Wirk quit her job as postmaster of Alamo, she said, to help build the fledgling Fellowship of Friends, serving as a director of a teaching center in Carmel, then at one in Amsterdam. But gradually, her faith in Burton began to waiver.
She recalls the conformity required-all teaching centers had to play the same music, Pachelbel, and have the same kind of classic oil paintings.
There were also the exercises that included having students omit certain words from their speech, Wirk said.

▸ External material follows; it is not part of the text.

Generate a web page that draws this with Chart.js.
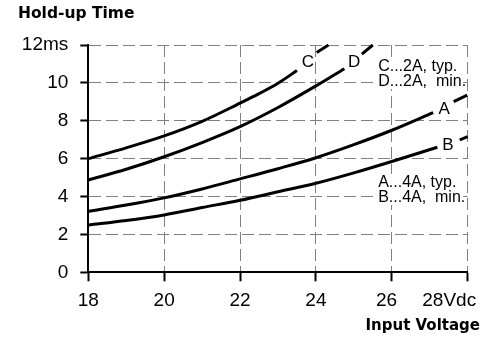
<!DOCTYPE html>
<html>
<head>
<meta charset="utf-8">
<script src="https://cdn.jsdelivr.net/npm/chart.js@4/dist/chart.umd.min.js"></script>
<style>
  body { margin: 0; background: #fff; }
  canvas { display: block; }
</style>
</head>
<body>
<canvas id="chart" width="500" height="341"></canvas>
<script>
// Hold-up time vs input voltage

// C ... 2A, typ.
const cVolts = [18, 19, 20, 21, 22, 22.5, 23, 23.5];
const cHold = [6.0, 6.57, 7.2, 7.97, 8.93, 9.43, 9.98, 10.65];
const cDashVolts = [24.02, 24.33];
const cDashHold = [11.6, 12.0];

// D ... 2A, min.
const dVolts = [18, 19, 20, 21, 22, 23, 24, 24.75];
const dHold = [4.87, 5.44, 6.1, 6.85, 7.69, 8.7, 9.84, 10.75];
const dDashVolts = [25.21, 25.5];
const dDashHold = [11.52, 12.0];

// A ... 4A, typ.
const aVolts = [18, 19, 20, 21, 22, 23, 24, 25, 26, 27.09];
const aHold = [3.22, 3.55, 3.93, 4.4, 4.93, 5.47, 6.05, 6.74, 7.5, 8.43];
const aDashVolts = [27.63, 28];
const aDashHold = [9.01, 9.36];

// B ... 4A, min.
const bVolts = [18, 19, 20, 21, 22, 23, 24, 25, 26, 27.2];
const bHold = [2.5, 2.74, 3.03, 3.42, 3.8, 4.25, 4.7, 5.25, 5.85, 6.6];
const bDashVolts = [27.79, 28];
const bDashHold = [6.99, 7.16];

const xMin = 18, xMax = 28, xStep = 2;
const yMin = 0, yMax = 12, yStep = 2;

const pts = (xs, ys) => xs.map((v, i) => ({ x: v, y: ys[i] }));

function curve(xs, ys, dashed) {
    return {
        data: pts(xs, ys),
        borderColor: '#000',
        borderWidth: 3,
        borderDash: dashed ? [15, 6] : [],
        pointRadius: 0,
        fill: false,
        cubicInterpolationMode: 'monotone',
        clip: 4
    };
}

// letters and notes placed on the curves
const curveLabels = {
    id: 'curveLabels',
    afterDatasetsDraw(chart) {
        const { ctx, scales: { x, y } } = chart;
        ctx.save();
        ctx.fillStyle = '#000';
        ctx.textAlign = 'center';
        ctx.textBaseline = 'alphabetic';
        ctx.font = '17px "Liberation Sans", Arial, sans-serif';
        [['C', 23.79, 11.16], ['D', 25.01, 11.16], ['A', 27.38, 8.66], ['B', 27.48, 6.79]]
            .forEach(([t, vx, vy]) => {
                ctx.fillText(t, x.getPixelForValue(vx), y.getPixelForValue(vy) + 6);
            });

        // note boxes, white behind the text so the grid breaks
        const notes = [
            [11.31, ['C...2A, typ.', 'D...2A,  min.']],
            [5.19, ['A...4A, typ.', 'B...4A,  min.']]
        ];
        ctx.font = '16px "Liberation Sans", Arial, sans-serif';
        ctx.textAlign = 'left';
        notes.forEach(([vTop, lines]) => {
            const left = x.getPixelForValue(25.56);
            const top = y.getPixelForValue(vTop);
            ctx.fillStyle = '#fff';
            ctx.fillRect(left, top, 88, 31);
            ctx.fillStyle = '#000';
            lines.forEach((l, i) => ctx.fillText(l, left + 3, top + 13 + i * 15));
        });

        // x axis title, right of the plot
        ctx.font = 'bold 15px "DejaVu Sans", sans-serif';
        ctx.textAlign = 'right';
        ctx.fillText('Input Voltage', chart.width - 20, 330);
        ctx.restore();
    }
};

const tickFont = { family: '"Liberation Sans", Arial, sans-serif', size: 19 };

new Chart(document.getElementById('chart'), {
    type: 'line',
    data: {
        datasets: [
            curve(cVolts, cHold), curve(cDashVolts, cDashHold, true),
            curve(dVolts, dHold), curve(dDashVolts, dDashHold, true),
            curve(aVolts, aHold), curve(aDashVolts, aDashHold, true),
            curve(bVolts, bHold), curve(bDashVolts, bDashHold, true)
        ]
    },
    options: {
        responsive: false,
        animation: false,
        layout: { padding: { left: 18, right: 32.3, top: 0, bottom: 0 } },
        plugins: {
            legend: { display: false },
            tooltip: { enabled: false },
            title: {
                display: true,
                text: 'Hold-up Time',
                align: 'start',
                color: '#000',
                font: { family: '"DejaVu Sans", sans-serif', size: 15.5, weight: 'bold' },
                padding: { top: 5, bottom: 21.4 }
            }
        },
        scales: {
            x: {
                type: 'linear',
                min: xMin,
                max: xMax,
                afterFit(s) {
                    s.height = 68.7;
                    s.paddingLeft = 0;
                    s.paddingRight = 0;
                },
                ticks: {
                    stepSize: xStep,
                    autoSkip: false,
                    maxRotation: 0,
                    padding: 8,
                    color: '#000',
                    font: tickFont,
                    callback: v => v === 28 ? '28Vdc       ' : (v === 26 ? '26  ' : String(v))
                },
                grid: {
                    color: c => c.tick && c.tick.value === xMin ? 'rgba(0,0,0,0)' : '#808080',
                    lineWidth: 1,
                    tickColor: '#000',
                    tickWidth: 2,
                    tickLength: 9
                },
                border: { display: true, color: '#000', width: 2, dash: [12, 5], z: 1 }
            },
            y: {
                min: yMin,
                max: yMax,
                afterFit(s) {
                    s.width = 70.3;
                    s.paddingTop = 0;
                    s.paddingBottom = 0;
                },
                ticks: {
                    stepSize: yStep,
                    padding: 12,
                    color: '#000',
                    font: tickFont,
                    callback: v => v === 12 ? '12ms' : String(v)
                },
                grid: {
                    color: c => c.tick && c.tick.value === yMin ? 'rgba(0,0,0,0)' : '#808080',
                    lineWidth: 1,
                    tickColor: '#000',
                    tickWidth: 2,
                    tickLength: 8
                },
                border: { display: true, color: '#000', width: 2, dash: [12, 5], z: 1 }
            }
        }
    },
    plugins: [curveLabels]
});
</script>
</body>
</html>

One week it might be "Oh," the next "I."
"We'd go to a restaurant and we'd have to say, 'This person will have eggs over easy,' or 'It will have another cup of coffee,"' said Wirk. "The waitress would say, 'It would, would it?'"
At one point, Burton told Wirk and her husband to change their names to West, an Anglicized name that would be better suited for anonymity after a world economic collapse he'd predicted would occur.
Then there was the order to stop playing ping-pong. (" 'End the ping-pong octave,' Robert said. Everything was always an octave," said Wirk, referring to the term borrowed from Ouspensky.) And the directive to get rid of her mongrel dogs, Bill and Banjo.
"Burton told me we should end the Bill and Banjo octave," said, Wirk, who still, at 64, cries when she remembers taking her beloved pets to the pound.
The arbitrary rules grated on Wirk, but it was the no-smoking requirement that eventually precipitated her departure from the fellowship. Wirk and her husband once paid $1,500 each for violating the no-smoking rule.
Burton was so adamant about no smoking that he told members to sniff while greeting each other to catch renegades, Wirk said.
In 1982, 12 years after joining Wirk was fined a second time for smoking. She refused to pay and was subsequently kicked out.
Wirk now operates a Web page on the Fellowship, hoping to help those in the process of leaving Though she says much of what she got from her association with Burton was positive-the chance to travel and friends she cherished- she feels he changed.
"He's gotten so sequestered,' she said. "I think he's become like Howard Hughes of The Fourth Way."
ROBERT EARL BURTON
BORN: North Little Rock, Ark., in 1939. Within a few years he moves to Berkeley with his parents (his father was a butcher), two sisters and a brother.
GRADUATED: 1968 from San Jose State University and later becomes a fourth-grade teacher in the Lafayette public schools.
FOUNDER: Starts the Fellowship of Friends in 1970 while he's living intermittently in a volkswagon bus in Berkeley and housesitting.